Para Felitte, o projeto demonstra que a ideia de usurpar a investigação da Polícia Civil pela Polícia Militar já era plano antigo de Guilherme Derrite. O fato em questão agora são os termos circunstanciados, mas no PL, Derrite já ia além. “Isso é preocupante”, alerta o pesquisador, e caminha para uma militarização total da segurança pública.
“O Derrite, com Tarcísio, está fazendo um ensaio de uma completa fagocitose da Polícia Civil de São Paulo pela Polícia Militar”, diz Almir. No futuro, avalia, podemos ter uma Polícia Militar com maior caráter investigativo, o que deixa Almir ressabiado. “Será que nós vamos ver a volta do uso irrestrito de inquéritos policiais militares?”, questiona.
STF reconhece legalidade
Esse tipo de poder dado à PM não é alvo novo. Em 2016, sob gestão de Fernando Pimentel (PT), Minas Gerais passou a permitir que policiais militares e bombeiros elaborassem termos circunstanciados. A decisão consta na lei n.º 22.257/2016, que estabeleceu a estrutura orgânica da administração pública.
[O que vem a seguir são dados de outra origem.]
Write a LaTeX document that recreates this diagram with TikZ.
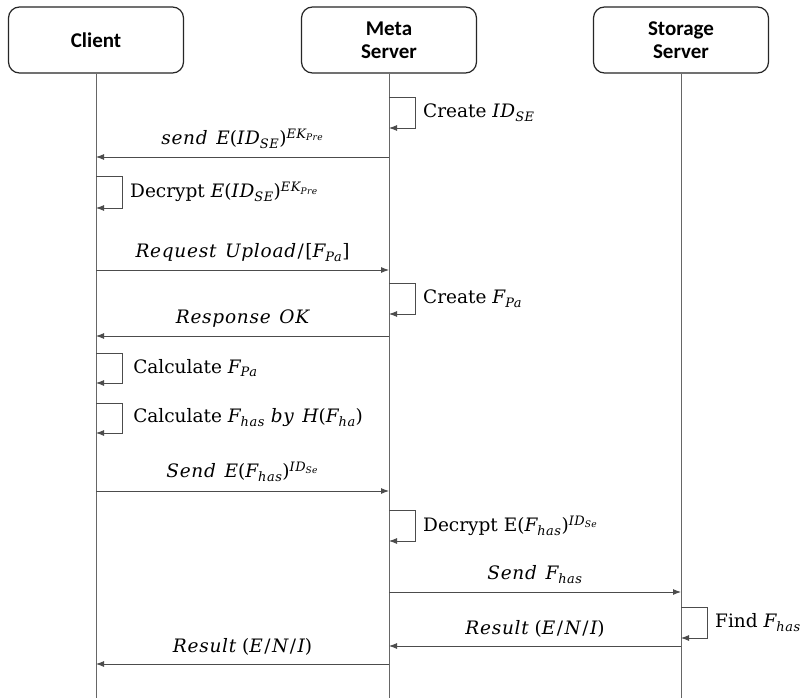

Questionado sobre a constitucionalidade pela Associação dos Delegados de Polícia do Brasil (Adepol), o Supremo Tribunal Federal (STF) se posicionou favorável à lei de Minas Gerais. Em 2022, o ministro Edson Fachin entendeu que os Estados têm competência de dar essa permissão às polícias. Ele foi acompanhado pelos demais magistrados.
O que diz a Secretaria da Segurança Pública
A Ponte procurou a Secretaria da Segurança Pública (SSP-SP) questionando a decisão de Tarcísio e solicitando mais informações sobre o vigor da medida. Não houve retorno.